An interesting Economist article about sex differences in a visual task calls an evolutionary explanation a “just-so story.” I don’t know if the late Stephen Jay Gould, evolutionary theorist, Harvard professor, and “one of the most influential and widely-read writers of popular science of his generation” (Wikipedia), invented this form of dismissal, but certainly he was fond of it. Here, for example:

Evolutionary biology has been severely hampered by a speculative style of argument that . . . tries to construct historical or adaptive explanations for why this bone looked like that or why this creature lived here. These speculations have been charitably called “scenarios”; they are often more contemptuously, and rightly, labeled “stories” (or “just-so stories” if they rely on the fallacious assumption that everything exists for a purpose). Scientists know that these tales are stories; unfortunately, they are presented in the professional literature where they are taken too seriously and literally.

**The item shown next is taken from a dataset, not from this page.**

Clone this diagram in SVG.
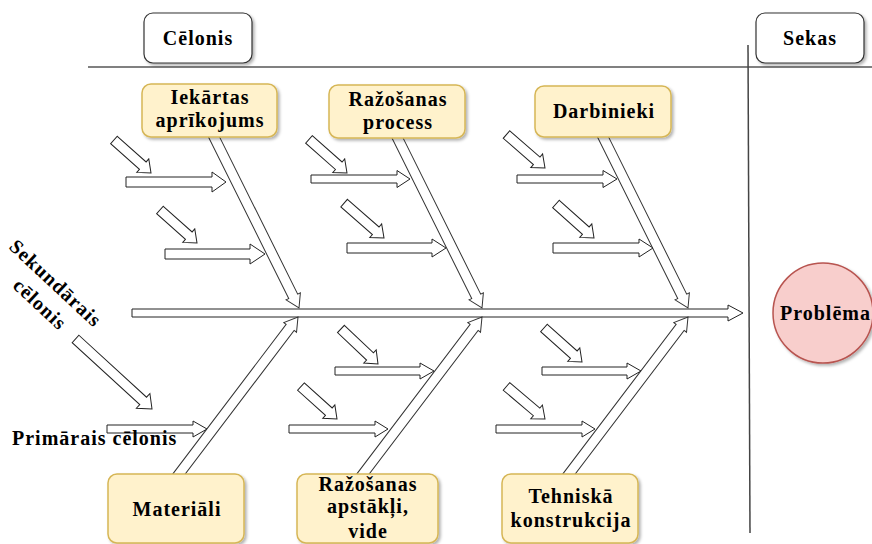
<svg xmlns="http://www.w3.org/2000/svg" width="872" height="544" viewBox="0 0 872 544">
  <style>
    text { font-family: "Liberation Serif", "Times New Roman", serif; font-weight: 700; font-size: 20px; letter-spacing: 1px; fill: #000; }
    .mid { text-anchor: middle; }
    .cat { fill: #FFF2CC; stroke: #D6B656; stroke-width: 1.5; }
    .hdr { fill: #FFFFFF; stroke: #333333; stroke-width: 1.2; }
    .arr { fill: #FFFFFF; stroke: #222222; stroke-width: 1; stroke-linejoin: miter; }
    .bone { fill: #FFFFFF; stroke: #333333; stroke-width: 1; }
  </style>
  <defs>
    <filter id="shadow" x="-10%" y="-10%" width="130%" height="140%">
      <feDropShadow dx="2" dy="2" stdDeviation="1.5" flood-color="#000" flood-opacity="0.3"/>
    </filter>
  </defs>

  <rect width="872" height="544" fill="#FFFFFF"/>

  <!-- header divider and cause/effect separator -->
  <line x1="88" y1="67" x2="872" y2="67" stroke="#808080" stroke-width="2"/>
  <line x1="748" y1="45" x2="750" y2="533" stroke="#444444" stroke-width="1.5"/>

  <g id="connectors">
    <!-- spine -->
    <polygon class="arr" transform="translate(743 313)" points="-611,-4 -15,-4 -15,-8 0,0 -15,8 -15,4 -611,4"/>

    <!-- upper bones -->
    <polygon class="bone" transform="translate(299 308) rotate(63.57)" points="-197,-5 -13,-5 -13,-8 0,0 -13,8 -13,5 -197,5"/>
    <polygon class="bone" transform="translate(482 308) rotate(63.57)" points="-197,-5 -13,-5 -13,-8 0,0 -13,8 -13,5 -197,5"/>
    <polygon class="bone" transform="translate(688 308) rotate(63.57)" points="-197,-5 -13,-5 -13,-8 0,0 -13,8 -13,5 -197,5"/>

    <!-- lower bones -->
    <polygon class="bone" transform="translate(298 317) rotate(-52.84)" points="-205,-5 -13,-5 -13,-8 0,0 -13,8 -13,5 -205,5"/>
    <polygon class="bone" transform="translate(482 317) rotate(-52.84)" points="-205,-5 -13,-5 -13,-8 0,0 -13,8 -13,5 -205,5"/>
    <polygon class="bone" transform="translate(688 317) rotate(-52.84)" points="-205,-5 -13,-5 -13,-8 0,0 -13,8 -13,5 -205,5"/>

    <!-- horizontal cause arrows -->
    <polygon class="arr" transform="translate(226 182)" points="-100,-5 -14,-5 -14,-10 0,0 -14,10 -14,5 -100,5"/>
    <polygon class="arr" transform="translate(410 179)" points="-99,-4 -13,-4 -13,-8.5 0,0 -13,8.5 -13,4 -99,4"/>
    <polygon class="arr" transform="translate(617 179)" points="-100,-4 -14,-4 -14,-8.5 0,0 -14,8.5 -14,4 -100,4"/>
    <polygon class="arr" transform="translate(265 254)" points="-100,-5 -15,-5 -15,-10 0,0 -15,10 -15,5 -100,5"/>
    <polygon class="arr" transform="translate(446 248)" points="-99,-5 -14,-5 -14,-9 0,0 -14,9 -14,5 -99,5"/>
    <polygon class="arr" transform="translate(653 248)" points="-100,-5 -14,-5 -14,-9 0,0 -14,9 -14,5 -100,5"/>
    <polygon class="arr" transform="translate(434 371)" points="-99,-4 -14,-4 -14,-8 0,0 -14,8 -14,4 -99,4"/>
    <polygon class="arr" transform="translate(641 371)" points="-99,-4 -14,-4 -14,-8 0,0 -14,8 -14,4 -99,4"/>
    <polygon class="arr" transform="translate(207 429)" points="-100,-4 -14,-4 -14,-8 0,0 -14,8 -14,4 -100,4"/>
    <polygon class="arr" transform="translate(388 429)" points="-99,-4 -13,-4 -13,-8 0,0 -13,8 -13,4 -99,4"/>
    <polygon class="arr" transform="translate(595 429)" points="-99,-4 -13,-4 -13,-8 0,0 -13,8 -13,4 -99,4"/>

    <!-- diagonal sub-cause arrows -->
    <polygon class="arr" transform="translate(151 173) rotate(41.7)" points="-49.6,-5 -11,-5 -11,-9 0,0 -11,9 -11,5 -49.6,5"/>
    <polygon class="arr" transform="translate(347 173) rotate(41.4)" points="-50.7,-5 -11,-5 -11,-9 0,0 -11,9 -11,5 -50.7,5"/>
    <polygon class="arr" transform="translate(545 168) rotate(41)" points="-51,-5 -11,-5 -11,-9 0,0 -11,9 -11,5 -51,5"/>
    <polygon class="arr" transform="translate(197 243) rotate(41.7)" points="-49.6,-5 -11,-5 -11,-9 0,0 -11,9 -11,5 -49.6,5"/>
    <polygon class="arr" transform="translate(384 238) rotate(41.2)" points="-53,-5 -11,-5 -11,-9 0,0 -11,9 -11,5 -53,5"/>
    <polygon class="arr" transform="translate(594 238) rotate(41.8)" points="-51,-5 -11,-5 -11,-9 0,0 -11,9 -11,5 -51,5"/>
    <polygon class="arr" transform="translate(378 364) rotate(43.4)" points="-51,-5 -11,-5 -11,-9 0,0 -11,9 -11,5 -51,5"/>
    <polygon class="arr" transform="translate(582 362) rotate(41.8)" points="-51,-5 -11,-5 -11,-9 0,0 -11,9 -11,5 -51,5"/>
    <polygon class="arr" transform="translate(337 419) rotate(42)" points="-48.5,-5 -11,-5 -11,-9 0,0 -11,9 -11,5 -48.5,5"/>
    <polygon class="arr" transform="translate(545 419) rotate(40.2)" points="-50.4,-5 -11,-5 -11,-9 0,0 -11,9 -11,5 -50.4,5"/>
    <polygon class="arr" transform="translate(152 409) rotate(42.5)" points="-103.7,-5 -12,-5 -12,-10 0,0 -12,10 -12,5 -103.7,5"/>
  </g>

  <!-- column headers -->
  <g id="celonis">
    <rect class="hdr" x="144" y="13" width="108" height="50" rx="9" filter="url(#shadow)"/>
    <text class="mid" x="198" y="45">Cēlonis</text>
  </g>
  <g id="sekas">
    <rect class="hdr" x="756" y="13" width="108" height="50" rx="9" filter="url(#shadow)"/>
    <text class="mid" x="810" y="45">Sekas</text>
  </g>

  <!-- upper categories -->
  <g id="iekartas">
    <rect class="cat" x="142" y="84" width="135" height="53" rx="9" filter="url(#shadow)"/>
    <text class="mid" x="210" y="104">Iekārtas</text>
    <text class="mid" x="210" y="127">aprīkojums</text>
  </g>
  <g id="razosanas-process">
    <rect class="cat" x="329" y="85" width="136" height="53" rx="9" filter="url(#shadow)"/>
    <text class="mid" x="398" y="106">Ražošanas</text>
    <text class="mid" x="398" y="129">process</text>
  </g>
  <g id="darbinieki">
    <rect class="cat" x="535" y="86" width="136" height="51" rx="9" filter="url(#shadow)"/>
    <text class="mid" x="604" y="118">Darbinieki</text>
  </g>

  <!-- lower categories -->
  <g id="materiali">
    <rect class="cat" x="108" y="474" width="136" height="69" rx="9" filter="url(#shadow)"/>
    <text class="mid" x="177" y="516">Materiāli</text>
  </g>
  <g id="razosanas-apstakli">
    <rect class="cat" x="297" y="474" width="141" height="69" rx="9" filter="url(#shadow)"/>
    <text class="mid" x="368" y="491">Ražošanas</text>
    <text class="mid" x="368" y="513">apstākļi,</text>
    <text class="mid" x="368" y="538">vide</text>
  </g>
  <g id="tehniska-konstrukcija">
    <rect class="cat" x="502" y="474" width="136" height="69" rx="9" filter="url(#shadow)"/>
    <text class="mid" x="571" y="503">Tehniskā</text>
    <text class="mid" x="571" y="527">konstrukcija</text>
  </g>

  <!-- effect -->
  <g id="problema">
    <ellipse cx="823" cy="313" rx="50" ry="50" fill="#F8CECC" stroke="#B85450" stroke-width="1.5" filter="url(#shadow)"/>
    <text x="780" y="320">Problēma</text>
  </g>

  <!-- legend labels -->
  <g id="sekundarais">
    <text class="mid" transform="translate(58 285) rotate(43)">
      <tspan x="0" y="7">Sekundārais</tspan>
      <tspan x="0" y="33">cēlonis</tspan>
    </text>
  </g>
  <g id="primarais">
    <text x="12" y="445">Primārais cēlonis</text>
  </g>
</svg>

Well, this is seriously wrong. My work contains several just-so stories — evolutionary explanations of the morning-faces effect and of the mechanism behind the Shangri-La Diet, for example. My theory of human evolution might be called a just-so saga.

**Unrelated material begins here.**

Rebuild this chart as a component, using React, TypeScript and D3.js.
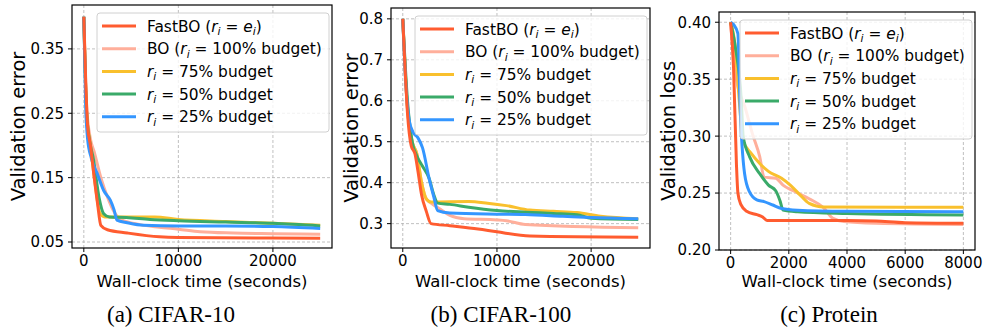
import { useRef, useEffect } from 'react';
import * as d3 from 'd3';

type Pt = [number, number];

// CIFAR-10 curves (seconds, validation error)
const c10Fast: Pt[] = [[0, 0.40], [200, 0.30], [400, 0.23], [700, 0.20], [1100, 0.15], [1450, 0.11], [1800, 0.076], [2500, 0.069], [4600, 0.064], [8000, 0.058], [10000, 0.057], [25000, 0.056]];
const c10BO: Pt[] = [[0, 0.40], [300, 0.26], [700, 0.21], [1100, 0.19], [1800, 0.15], [2500, 0.12], [3200, 0.097], [3900, 0.085], [5300, 0.079], [8000, 0.073], [10000, 0.070], [12300, 0.066], [15800, 0.064], [20000, 0.063], [25000, 0.062]];
const c10R75: Pt[] = [[0, 0.40], [300, 0.25], [700, 0.20], [1200, 0.14], [1700, 0.095], [2200, 0.089], [4000, 0.089], [7500, 0.089], [10000, 0.085], [15000, 0.082], [20000, 0.079], [25000, 0.076]];
const c10R50: Pt[] = [[0, 0.40], [300, 0.25], [700, 0.20], [1000, 0.18], [1600, 0.12], [2100, 0.094], [2700, 0.089], [4500, 0.088], [7000, 0.085], [10000, 0.083], [15000, 0.081], [20000, 0.079], [25000, 0.075]];
const c10R25: Pt[] = [[0, 0.40], [200, 0.26], [400, 0.21], [800, 0.18], [1400, 0.157], [2100, 0.13], [2800, 0.115], [3200, 0.10], [3500, 0.084], [4600, 0.080], [6300, 0.076], [10000, 0.075], [15000, 0.075], [20000, 0.074], [25000, 0.071]];

// CIFAR-100 curves
const c100Fast: Pt[] = [[0, 0.80], [200, 0.70], [500, 0.57], [900, 0.49], [1300, 0.47], [1600, 0.43], [2000, 0.37], [2500, 0.33], [3000, 0.30], [5000, 0.295], [8000, 0.287], [10000, 0.28], [13500, 0.27], [25000, 0.267]];
const c100BO: Pt[] = [[0, 0.80], [500, 0.58], [1000, 0.50], [1500, 0.47], [2000, 0.40], [2500, 0.36], [3000, 0.35], [4000, 0.335], [5000, 0.32], [6500, 0.312], [10000, 0.309], [11000, 0.307], [13000, 0.298], [25000, 0.29]];
const c100R75: Pt[] = [[0, 0.80], [500, 0.58], [1000, 0.50], [1500, 0.47], [2000, 0.40], [2500, 0.36], [3000, 0.353], [7000, 0.354], [9000, 0.35], [11000, 0.344], [13500, 0.333], [16000, 0.33], [18500, 0.327], [21000, 0.318], [25000, 0.312]];
const c100R50: Pt[] = [[0, 0.80], [500, 0.60], [1000, 0.50], [1500, 0.465], [2100, 0.44], [2800, 0.41], [3300, 0.37], [3700, 0.35], [5000, 0.347], [7000, 0.34], [10000, 0.332], [13000, 0.328], [16000, 0.325], [18500, 0.322], [20000, 0.313], [25000, 0.31]];
const c100R25: Pt[] = [[0, 0.80], [300, 0.65], [700, 0.55], [1100, 0.523], [1600, 0.51], [2100, 0.485], [2800, 0.41], [3300, 0.365], [3700, 0.332], [5000, 0.326], [10000, 0.323], [13000, 0.322], [17000, 0.318], [20000, 0.315], [25000, 0.312]];

// Protein curves (validation loss)
const protFast: Pt[] = [[0, 0.40], [100, 0.36], [200, 0.275], [250, 0.25], [350, 0.24], [550, 0.234], [900, 0.231], [1100, 0.229], [1250, 0.226], [4000, 0.226], [5000, 0.2255], [6000, 0.224], [8000, 0.2235]];
const protBO: Pt[] = [[0, 0.40], [100, 0.37], [200, 0.35], [500, 0.325], [750, 0.302], [1000, 0.282], [1150, 0.264], [1550, 0.263], [1800, 0.257], [2150, 0.252], [2700, 0.245], [3200, 0.237], [3500, 0.228], [3900, 0.225], [5000, 0.2235], [8000, 0.2225]];
const protR75: Pt[] = [[0, 0.40], [150, 0.38], [300, 0.33], [425, 0.296], [700, 0.285], [1000, 0.276], [1300, 0.269], [1750, 0.263], [2050, 0.257], [2400, 0.248], [2700, 0.241], [3200, 0.2378], [8000, 0.2375]];
const protR50: Pt[] = [[0, 0.40], [150, 0.38], [370, 0.33], [430, 0.30], [650, 0.282], [1000, 0.267], [1300, 0.257], [1550, 0.252], [1700, 0.243], [1800, 0.235], [2300, 0.2335], [4000, 0.232], [8000, 0.2307]];
const protR25: Pt[] = [[0, 0.40], [100, 0.398], [250, 0.39], [320, 0.33], [480, 0.267], [650, 0.251], [900, 0.244], [1150, 0.2425], [1450, 0.2395], [1750, 0.2365], [2300, 0.235], [4000, 0.234], [8000, 0.2335]];

const seriesKeys = ['fast', 'bo', 'r75', 'r50', 'r25'];
const seriesColors = ['#ff5c30', '#ffaf9b', '#f9c02d', '#3aaa69', '#3496ff'];
const budgetLabels = ['75%', '50%', '25%'];

const c10YTicks = [0.05, 0.15, 0.25, 0.35];
const c100YTicks = [0.3, 0.4, 0.5, 0.6, 0.7, 0.8];
const protYTicks = [0.2, 0.25, 0.3, 0.35, 0.4];
const longXTicks = [0, 10000, 20000];
const protXTicks = [0, 2000, 4000, 6000, 8000];

const panels = [
  {
    series: [c10Fast, c10BO, c10R75, c10R50, c10R25],
    box: { left: 72, right: 332, top: 5, bottom: 248 },
    xDomain: [-1250, 26250], yDomain: [0.0407, 0.4182],
    xTicks: longXTicks, yTicks: c10YTicks, yFmt: '.2f',
    yLabel: 'Validation error', yLabelX: 25,
    caption: '(a) CIFAR-10', captionX: 171,
  },
  {
    series: [c100Fast, c100BO, c100R75, c100R50, c100R25],
    box: { left: 391, right: 650, top: 8, bottom: 248 },
    xDomain: [-1250, 26250], yDomain: [0.2405, 0.8265],
    xTicks: longXTicks, yTicks: c100YTicks, yFmt: '.1f',
    yLabel: 'Validation error', yLabelX: 358,
    caption: '(b) CIFAR-100', captionX: 501,
  },
  {
    series: [protFast, protBO, protR75, protR50, protR25],
    box: { left: 719, right: 975, top: 12, bottom: 250 },
    xDomain: [-400, 8400], yDomain: [0.2, 0.409],
    xTicks: protXTicks, yTicks: protYTicks, yFmt: '.2f',
    yLabel: 'Validation loss', yLabelX: 675,
    caption: '(c) Protein', captionX: 829,
  },
];

const SANS = 'DejaVu Sans, sans-serif';

export default function App() {
  const svgRef = useRef<SVGSVGElement>(null);

  useEffect(() => {
    if (!svgRef.current) return;
    const svg = d3.select(svgRef.current);
    svg.selectAll('*').remove();

    panels.forEach((p, pi) => {
      const { left, right, top, bottom } = p.box;
      const x = d3.scaleLinear().domain(p.xDomain).range([left, right]);
      const y = d3.scaleLinear().domain(p.yDomain).range([bottom, top]);
      const g = svg.append('g');

      // grid
      g.selectAll('.gx').data(p.xTicks).enter().append('line')
        .attr('x1', (d) => x(d)).attr('x2', (d) => x(d))
        .attr('y1', top).attr('y2', bottom)
        .attr('stroke', '#b0b0b0').attr('stroke-width', 0.8).attr('stroke-dasharray', '3,2');
      g.selectAll('.gy').data(p.yTicks).enter().append('line')
        .attr('x1', left).attr('x2', right)
        .attr('y1', (d) => y(d)).attr('y2', (d) => y(d))
        .attr('stroke', '#b0b0b0').attr('stroke-width', 0.8).attr('stroke-dasharray', '3,2');

      // clip
      const clipId = `clip-${pi}`;
      svg.append('clipPath').attr('id', clipId).append('rect')
        .attr('x', left).attr('y', top).attr('width', right - left).attr('height', bottom - top);

      const line = d3.line<Pt>().x((d) => x(d[0])).y((d) => y(d[1])).curve(d3.curveMonotoneX);
      // FastBO drawn last (on top)
      [1, 2, 3, 4, 0].forEach((si) => {
        g.append('path')
          .attr('clip-path', `url(#${clipId})`)
          .attr('d', line(p.series[si]) || '')
          .attr('fill', 'none')
          .attr('stroke', seriesColors[si])
          .attr('stroke-width', 3)
          .attr('stroke-linejoin', 'round')
          .attr('class', seriesKeys[si]);
      });

      // frame
      g.append('rect')
        .attr('x', left).attr('y', top).attr('width', right - left).attr('height', bottom - top)
        .attr('fill', 'none').attr('stroke', '#000').attr('stroke-width', 1.2);

      // x ticks
      p.xTicks.forEach((t) => {
        g.append('line').attr('x1', x(t)).attr('x2', x(t)).attr('y1', bottom).attr('y2', bottom + 4)
          .attr('stroke', '#000').attr('stroke-width', 1);
        g.append('text').attr('x', x(t)).attr('y', bottom + 18)
          .attr('text-anchor', 'middle').attr('font-family', SANS).attr('font-size', 15)
          .attr('fill', '#000').text(String(t));
      });
      // y ticks
      const fmt = d3.format(p.yFmt);
      p.yTicks.forEach((t) => {
        g.append('line').attr('x1', left - 4).attr('x2', left).attr('y1', y(t)).attr('y2', y(t))
          .attr('stroke', '#000').attr('stroke-width', 1);
        g.append('text').attr('x', left - 8).attr('y', y(t)).attr('dy', '0.36em')
          .attr('text-anchor', 'end').attr('font-family', SANS).attr('font-size', 15)
          .attr('fill', '#000').text(fmt(t));
      });

      // axis labels
      g.append('text').attr('x', (left + right) / 2).attr('y', 287)
        .attr('text-anchor', 'middle').attr('font-family', SANS).attr('font-size', 16.5)
        .attr('fill', '#000').text('Wall-clock time (seconds)');
      const cy = (top + bottom) / 2;
      g.append('text').attr('x', p.yLabelX).attr('y', cy)
        .attr('transform', `rotate(-90, ${p.yLabelX}, ${cy})`)
        .attr('text-anchor', 'middle').attr('font-family', SANS).attr('font-size', 19.5)
        .attr('fill', '#000').text(p.yLabel);

      // legend
      const lw = 232;
      const lx = right - lw - 3;
      const ly = top + 8;
      g.append('rect').attr('x', lx).attr('y', ly).attr('width', lw).attr('height', 119)
        .attr('rx', 3).attr('fill', '#fff').attr('fill-opacity', 0.8)
        .attr('stroke', '#d0d0d0').attr('stroke-width', 1);
      seriesColors.forEach((c, i) => {
        const ry = ly + 13 + i * 22.7;
        g.append('line').attr('x1', lx + 5).attr('x2', lx + 39).attr('y1', ry).attr('y2', ry)
          .attr('stroke', c).attr('stroke-width', 3);
        const t = g.append('text').attr('x', lx + 50).attr('y', ry).attr('dy', '0.36em')
          .attr('font-family', SANS).attr('font-size', 15.4).attr('fill', '#000');
        const ri = (tt: typeof t) => {
          tt.append('tspan').attr('font-style', 'italic').text('r');
          tt.append('tspan').attr('font-style', 'italic').attr('font-size', 10.8).attr('dy', 3.5).text('i');
          tt.append('tspan').attr('dy', -3.5).text(' = ');
        };
        if (i === 0) {
          t.append('tspan').text('FastBO (');
          ri(t);
          t.append('tspan').attr('font-style', 'italic').text('e');
          t.append('tspan').attr('font-style', 'italic').attr('font-size', 10.8).attr('dy', 3.5).text('i');
          t.append('tspan').attr('dy', -3.5).text(')');
        } else if (i === 1) {
          t.append('tspan').text('BO (');
          ri(t);
          t.append('tspan').text('100% budget)');
        } else {
          ri(t);
          t.append('tspan').text(`${budgetLabels[i - 2]} budget`);
        }
      });

      // caption
      svg.append('text').attr('x', p.captionX).attr('y', 322)
        .attr('text-anchor', 'middle').attr('font-family', 'Liberation Serif, Times New Roman, serif')
        .attr('font-size', 23).attr('fill', '#000').text(p.caption);
    });
  }, []);

  return (
    <svg ref={svgRef} width={984} height={328}
      style={{ position: 'absolute', left: 0, top: 0, background: '#fff' }} />
  );
}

These explanations made me (at least) believe more strongly in the result or theory they explained — which turned out to be a good thing. My morning-faces result was at first exceedingly implausible. The evolutionary explanation encouraged me to study it more. After repeating it hundreds of times I no longer need the evolutionary explanation to believe it but the explanation may help convince others to take it seriously. The evolutionary explanation connected with the Shangri-La Diet had the same effect. My evolutionary explanation of the effect of breakfast on sleep led me to do the experiment that discovered the morning-faces effect. My theory of human evolution led me to try new ways of teaching, with good results.

Why did Gould make this mistake? Thorstein Veblen wrote about our fondness for “invidious comparisons.” We like to say our X is better than someone else’s X. Sure, evolutionary explanations may be hard to test. That doesn’t mean they’re worthless. Like many scientists, Gould failed to grasp that something is better than nothing.

Addendum: Perhaps the Economist writer had read a recent Bad Science column that began:

I want you to know that I love evolutionary psychologists, because the ideas, like “girls prefer pink because they need to be better at hunting berries” are so much fun. Sure there are problems, like, we don’t know a lot about life in the pleistocene period through which humans evolved; their claims sound a bit like “just so” stories, relying on their own internal, circular logic; the existing evidence for genetic influence on behaviour, emotion, and cognition, is coarse; they only pick the behaviours which they think they can explain while leaving the rest; and they get themselves in massive trouble as soon as they go beyond examining broad categories of human behaviors across societies and cultures, becoming crassly ethnocentric.

“They only pick the behaviours which they think they can explain” — how dare they!